"Not Bringing Home a Baby" - the Sadness of Stupidity - Part 2


Posted On: Saturday - September 7th 2019 2:48PM MST
In Topics: 
  Feminism  Female Stupidity

(continued from Part 1)



To finish off discussing the sadness (due to stupidity) in the Eidelon (WTF?) article Not bringing home a baby, I'll just keep it short and simple today.

I don't mean to state that the article author, Mrs. Nandini Pandey is a stupid woman, by any means. It's the general stupidity of feminism that has not been pushed back against in America, and women's insistence on adhering to it, that is the problem. I don't think, even by the end of writing her sad story out, Mrs. Pandley gets it. Her complaint is that "they" should make it easier to have the academic career she wanted while somehow "letting" her have a baby before her fertility reached such a sad state.

I'm pretty sure anyone's Grandma, at least before the major inroads of feminism (by, say, 1975) could have told her that you just can't fool Mother Nature. You can write feminist books, pick female geek CEOs elect feminists to office, watch TV-sitcom feminists ("and then there was Maude ... ♪♫♬" Hmmm, where's Maude now?), cheer on feminist tennis players, and even write very sad articles in feminist magazines on the internet, but you cannot overrule the laws of Mother Nature.

If Mrs. Pandley had just had a Grandma she could listen to about the facts of life, she'd have known she needed to choose. There are some women (and more men, I'd guess) that just realize that they don't want children, or they like their cool lifestyle and rewarding career more. I have no problem with that (and have an article in an old tab about this ready for another post). You might even be able to "do it all", some hard-driving women, but you'd better do it in the right order. Your fertility waits for no man. Remember, ladies, as I wrote in discussion of a similar article in The Clock was Ticking, "if you choose not to decide, you still have made a choice."

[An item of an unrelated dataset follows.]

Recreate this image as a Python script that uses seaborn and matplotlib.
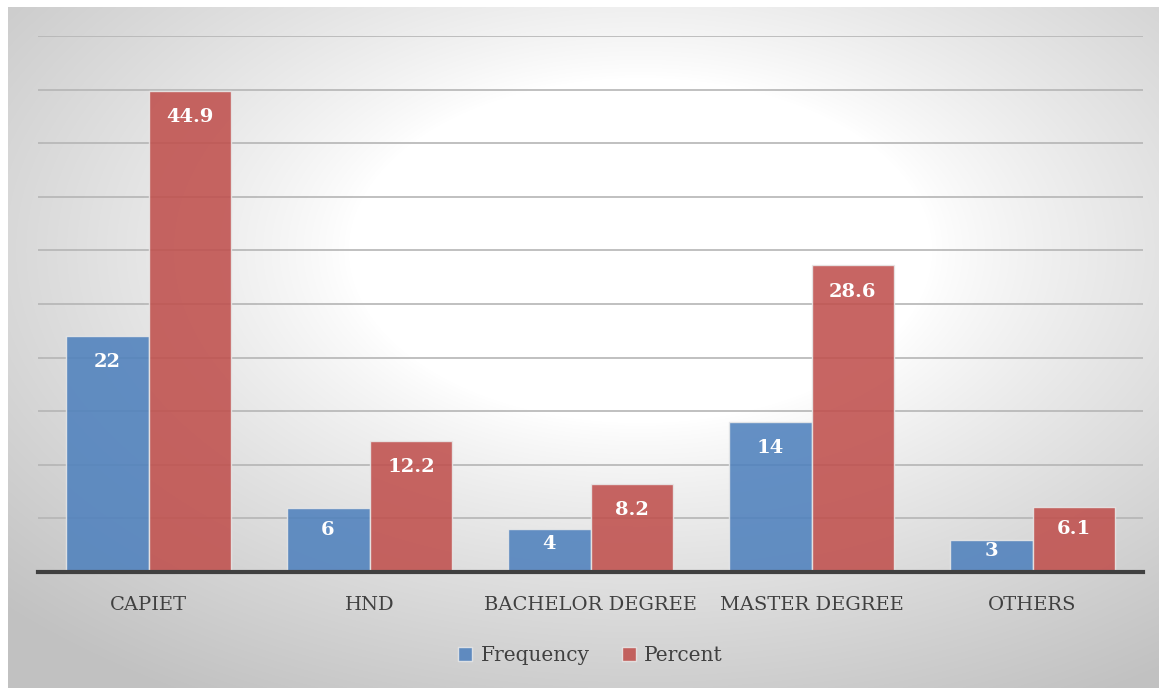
import matplotlib.pyplot as plt
import seaborn as sns
import numpy as np
import pandas as pd

categories = ["CAPIET", "HND", "BACHELOR DEGREE", "MASTER DEGREE", "OTHERS"]
frequency = [22, 6, 4, 14, 3]
percent = [44.9, 12.2, 8.2, 28.6, 6.1]
series = ["Frequency", "Percent"]

df = pd.DataFrame({
    "cat": categories * 2,
    "value": frequency + percent,
    "series": [series[0]] * len(categories) + [series[1]] * len(categories),
})

sns.set_style("white")
plt.rcParams['font.family'] = ['DejaVu Serif', 'DejaVu Sans']

fig = plt.figure(figsize=(11.66, 6.91), dpi=100)

# radial gradient background (white centre, grey edges)
bg = fig.add_axes([0, 0, 1, 1], zorder=-5)
W, H = 1166, 691
yy, xx = np.mgrid[0:H, 0:W]
r = np.sqrt(((xx - 640) / 583.0) ** 2 + ((yy - 250) / 345.0) ** 2)
shade = 1.0 - 0.24 * np.clip((r - 0.5) / 1.0, 0, 1) ** 0.85
img = np.dstack([shade] * 3)
# thin white margin around the chart
img[:7, :] = 1
img[688:, :] = 1
img[:, :8] = 1
img[:, 1159:] = 1
bg.imshow(img, aspect='auto', extent=[0, W, H, 0])
bg.axis('off')

ax = fig.add_axes([38 / W, 1 - 572 / H, (1143 - 38) / W, (572 - 36) / H])
ax.patch.set_alpha(0)

sns.barplot(data=df, x="cat", y="value", hue="series", ax=ax,
            palette=["#4F81BD", "#C0504D"], saturation=1, alpha=0.88,
            width=0.75, edgecolor="#e8e8e8", linewidth=1.0, zorder=3,
            legend=True)

ax.set_ylim(0, 50)
ax.set_yticks(np.arange(0, 51, 5))
ax.set_yticklabels([])
ax.tick_params(axis='y', length=0)
ax.tick_params(axis='x', length=0, pad=17, labelsize=14, colors="#404040")
ax.grid(axis='y', color="#b5b5b5", linewidth=1.2, zorder=1)
ax.set_axisbelow(True)
ax.set_xlabel("")
ax.set_ylabel("")
for s in ["top", "right", "left"]:
    ax.spines[s].set_visible(False)
ax.spines["bottom"].set_color("#404040")
ax.spines["bottom"].set_linewidth(3)
ax.spines["bottom"].set_zorder(5)

# data labels inside bar tops
for cont in ax.containers:
    for p in cont:
        h = p.get_height()
        off = min(2.45, 0.35 * h)
        ax.text(p.get_x() + p.get_width() / 2, h - off, f"{h:g}",
                ha='center', va='center', color='white', fontsize=14,
                fontweight='bold', zorder=6)

leg = ax.legend(loc='upper center', bbox_to_anchor=(0.5, -0.105), ncol=2,
                frameon=False, fontsize=14.5, handlelength=0.7,
                handleheight=0.7, handletextpad=0.4, columnspacing=1.6)
for t in leg.get_texts():
    t.set_color("#404040")

fig.savefig("out.png", dpi=100)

Though the author wrote in that "you then go to the fertility clinic ..." style that seems it could be written as a warning to another individual, she never does come out and say that she screwed up. Nope, "they" have things arranged wrong. She doesn't realize "they" is Mother Nature. Professor Nandini Pandey here could have gotten some use out of her sad quest to bring home a baby by instructing the young women readers to do things differently. She never did. Or, as she might put it "you never do." That was pretty stupid, but then, she wanted to make sure the article didn't get rejected, I guess.